19.2.6.1. Key Sweep Visualizations#

  • Parallel Coordinates Plot: This chart provides a quick overview of how different hyperparameter values relate to model performance. Each line represents a sweep run, showing how its specific parameter values align across multiple axes and relate to the final metric. It helps spot patterns and trade-offs between parameters.

../../_images/parallel_coordinates_plot.png
  • Parameter Importance Plot: This plot ranks hyperparameters based on how strongly they influence your target metric. It helps identify which parameters had the greatest impact on performance, guiding future tuning efforts.

../../_images/parameter_importance_plot.png

Note

Correlation measures the linear relationship between a single hyperparameter and a performance metric, while Importance tells you how much a hyperparameter influenced the model’s performance, regardless of whether the effect was linear or nonlinear.

Note

You can learn more about these visualizations in the W&B documentation.

19.2.7. Note on Mapping Sweep Runs to SLURM Array Jobs#

The way you configure your SLURM jobs determines how sweep runs are distributed. The diagram below illustrates two different execution patterns when running wandb agent.

../../_images/sweep_runs.png

The top execution pattern shows multiple runs per task in an SLURM array job (no --count 1 flag).

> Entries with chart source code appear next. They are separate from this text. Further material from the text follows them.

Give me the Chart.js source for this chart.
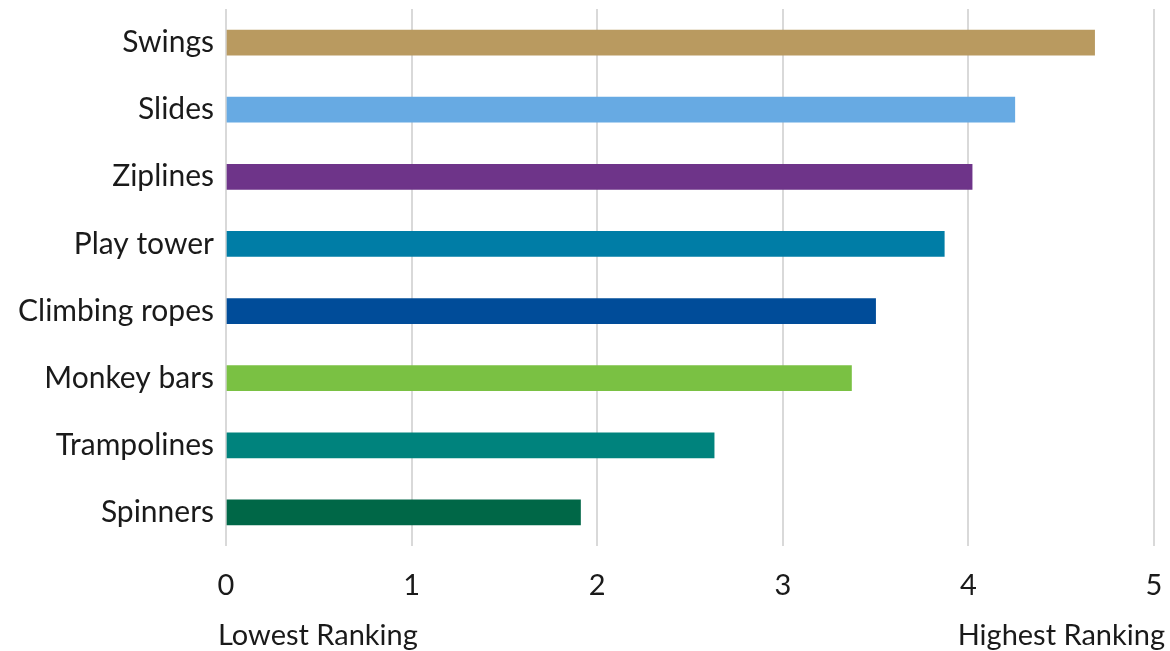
<!DOCTYPE html>
<html>
<head>
<meta charset="utf-8">
<script src="https://cdn.jsdelivr.net/npm/chart.js@4/dist/chart.umd.min.js"></script>
<style>
  html, body { margin: 0; padding: 0; background: #fff; }
  #wrap { position: relative; width: 1170px; height: 651px; }
</style>
</head>
<body>
<div id="wrap"><canvas id="chart"></canvas></div>
<script>
const categories = ["Swings", "Slides", "Ziplines", "Play tower", "Climbing ropes", "Monkey bars", "Trampolines", "Spinners"];
const rankings = [4.68, 4.25, 4.02, 3.87, 3.50, 3.37, 2.63, 1.91];
const barColors = ["#B99A60", "#67AAE3", "#6E3489", "#007DA6", "#004C99", "#7AC143", "#00837D", "#006747"];
const xTicks = [0, 1, 2, 3, 4, 5];
const lowLabel = "Lowest Ranking";
const highLabel = "Highest Ranking";

const fontFamily = "Lato, 'Open Sans', sans-serif";
const textColor = "#1a1a1a";

// draws the two labels under the x axis, one at each end
const endLabels = {
  id: "endLabels",
  afterDraw(chart) {
    const { ctx, chartArea } = chart;
    ctx.save();
    ctx.font = "29px " + fontFamily;
    ctx.fillStyle = textColor;
    ctx.textBaseline = "middle";
    ctx.textAlign = "left";
    ctx.fillText(lowLabel, chartArea.left - 8, 636);
    ctx.textAlign = "right";
    ctx.fillText(highLabel, chartArea.right + 11, 636);
    ctx.restore();
  },
};

const ctx = document.getElementById("chart").getContext("2d");
const chart = new Chart(ctx, {
  type: "bar",
  data: {
    labels: categories,
    datasets: [
      {
        data: rankings,
        backgroundColor: barColors,
        barThickness: 25,
      },
    ],
  },
  options: {
    indexAxis: "y",
    responsive: true,
    maintainAspectRatio: false,
    animation: false,
    layout: { padding: { top: 9, right: 16, bottom: 0, left: 0 } },
    plugins: {
      legend: { display: false },
      tooltip: { enabled: false },
    },
    scales: {
      x: {
        min: 0,
        max: 5,
        afterBuildTicks: (scale) => {
          scale.ticks = xTicks.map((v) => ({ value: v }));
        },
        afterFit: (scale) => {
          scale.height = 105;
          scale.paddingLeft = 0;
          scale.paddingRight = 0;
        },
        grid: { color: "#d9d9d9", lineWidth: 2, drawTicks: false },
        border: { display: false },
        ticks: {
          padding: 22,
          color: textColor,
          font: { family: fontFamily, size: 29 },
        },
      },
      y: {
        afterFit: (scale) => {
          scale.width = 226;
          scale.paddingTop = 0;
          scale.paddingBottom = 0;
        },
        grid: { display: false, drawTicks: false },
        border: { display: false },
        ticks: {
          padding: 12,
          color: textColor,
          font: { family: fontFamily, size: 30 },
        },
      },
    },
  },
  plugins: [endLabels],
});
</script>
</body>
</html>
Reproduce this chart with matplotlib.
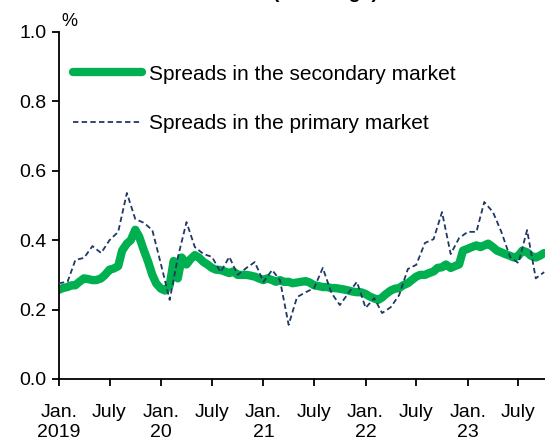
import matplotlib
matplotlib.use("Agg")
import matplotlib.pyplot as plt
import matplotlib.dates as mdates
import pandas as pd

plt.rcParams["font.family"] = ["Liberation Sans", "DejaVu Sans"]

# secondary market spreads, twice a month from Jan. 2019 (%)
secondary_start = "2019-01-01"
secondary = [
    0.257, 0.262, 0.265, 0.270, 0.270, 0.280, 0.290, 0.288, 0.285, 0.285,
    0.290, 0.300, 0.315, 0.318, 0.325, 0.370, 0.390, 0.400, 0.430, 0.410,
    0.370, 0.340, 0.300, 0.275, 0.260, 0.255, 0.270, 0.340, 0.290, 0.350,
    0.330, 0.345, 0.357, 0.350, 0.337, 0.330, 0.320, 0.315, 0.314, 0.310,
    0.305, 0.310, 0.300, 0.300, 0.300, 0.298, 0.295, 0.290, 0.285, 0.290,
    0.285, 0.280, 0.285, 0.280, 0.280, 0.276, 0.278, 0.280, 0.282, 0.278,
    0.270, 0.268, 0.265, 0.265, 0.262, 0.262, 0.260, 0.258, 0.255, 0.252,
    0.250, 0.250, 0.245, 0.238, 0.232, 0.228, 0.235, 0.245, 0.255, 0.260,
    0.262, 0.270, 0.276, 0.285, 0.295, 0.300, 0.300, 0.305, 0.310, 0.320,
    0.322, 0.330, 0.320, 0.325, 0.330, 0.370, 0.375, 0.380, 0.385, 0.380,
    0.385, 0.390, 0.380, 0.370, 0.365, 0.360, 0.355, 0.350, 0.355, 0.370,
    0.365, 0.355, 0.350, 0.355, 0.363,
]

# primary market spreads, monthly from Jan. 2019 (%)
primary_start = "2019-01-01"
primary = [
    0.276, 0.280, 0.343, 0.349, 0.383, 0.363, 0.400, 0.424, 0.536, 0.461,
    0.450, 0.429, 0.330, 0.228, 0.350, 0.452, 0.380, 0.360, 0.352, 0.308,
    0.352, 0.300, 0.320, 0.337, 0.280, 0.314, 0.285, 0.156, 0.236, 0.250,
    0.262, 0.320, 0.248, 0.213, 0.248, 0.280, 0.205, 0.233, 0.190, 0.207,
    0.242, 0.317, 0.329, 0.392, 0.403, 0.481, 0.360, 0.406, 0.424, 0.424,
    0.510, 0.481, 0.424, 0.352, 0.334, 0.429, 0.290, 0.308,
]

tick_dates = ["2019-01-01", "2019-07-01", "2020-01-01", "2020-07-01", "2021-01-01",
              "2021-07-01", "2022-01-01", "2022-07-01", "2023-01-01", "2023-07-01"]
tick_labels = ["Jan.\n2019", "July", "Jan.\n20", "July", "Jan.\n21",
               "July", "Jan.\n22", "July", "Jan.\n23", "July"]
y_ticks = [0.0, 0.2, 0.4, 0.6, 0.8, 1.0]

sec_dates = pd.date_range(secondary_start, periods=len(secondary), freq="SMS")
pri_dates = pd.date_range(primary_start, periods=len(primary), freq="MS")

fig = plt.figure(figsize=(5.45, 4.43), dpi=100)
ax = fig.add_axes([0.108, 0.1445, 0.892, 0.7833])

ax.plot(sec_dates, secondary, color="#00B050", lw=6.0, solid_capstyle="round",
        solid_joinstyle="round", label="Spreads in the secondary market", zorder=2)
ax.plot(pri_dates, primary, color="#1F3864", lw=1.3, dashes=(3, 1.8),
        label="Spreads in the primary market", zorder=3)

ax.set_ylim(0, 1.0)
ax.set_xlim(pd.Timestamp("2019-01-01"), pd.Timestamp("2023-10-04"))
ax.set_yticks(y_ticks)
ax.set_yticklabels([f"{v:.1f}" for v in y_ticks])
ax.set_xticks([mdates.date2num(pd.Timestamp(d)) for d in tick_dates])
ax.set_xticklabels(tick_labels, linespacing=1.25)

for side in ["top", "right"]:
    ax.spines[side].set_visible(False)
for side in ["left", "bottom"]:
    ax.spines[side].set_linewidth(1.3)
ax.tick_params(axis="both", direction="out", length=5, width=1.3,
               labelsize=14, colors="black")
ax.tick_params(axis="x", pad=13)
ax.tick_params(axis="y", pad=4)

ax.text(0.006, 1.005, "%", transform=ax.transAxes, fontsize=13, va="bottom", ha="left")

ax.legend(loc="upper left", bbox_to_anchor=(0.012, 0.93), frameon=False,
          fontsize=15, handlelength=3.3, handletextpad=0.35, labelspacing=1.45,
          borderaxespad=0.0)

# title cut off at the top of the image
fig.text(0.539, 1 + 2 / 443, "bonds (all ratings)", fontsize=14, fontweight="bold",
         ha="center", va="baseline")

fig.savefig("out.png", dpi=100)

In this setup, each task within the SLURM array job (or individual submission) runs multiple sweep runs. This happens when you omit the --count 1 flag in your wandb agent command. Each job will continue pulling new runs from the sweep controller until the sweep is complete or the job is stopped.

  • Good for maximizing GPU/CPU utilization

  • Harder to map specific sweep runs to array job IDs

The bottom execution pattern shows one run per task in an SLURM array job (--count 1). When using wandb agent --count 1, each task within the SLURM array job executes exactly one sweep run. This creates a 1:1 mapping in SLURM array job IDs and W&B sweep runs.

  • Easier to track and debug individual runs

  • Enables fine-grained resource control (e.g., job timeouts, logs)

  • Requires more job submissions for large sweeps

Note

Use --count 1 if you want each array job to handle a single, isolated hyperparameter configuration from the sweep.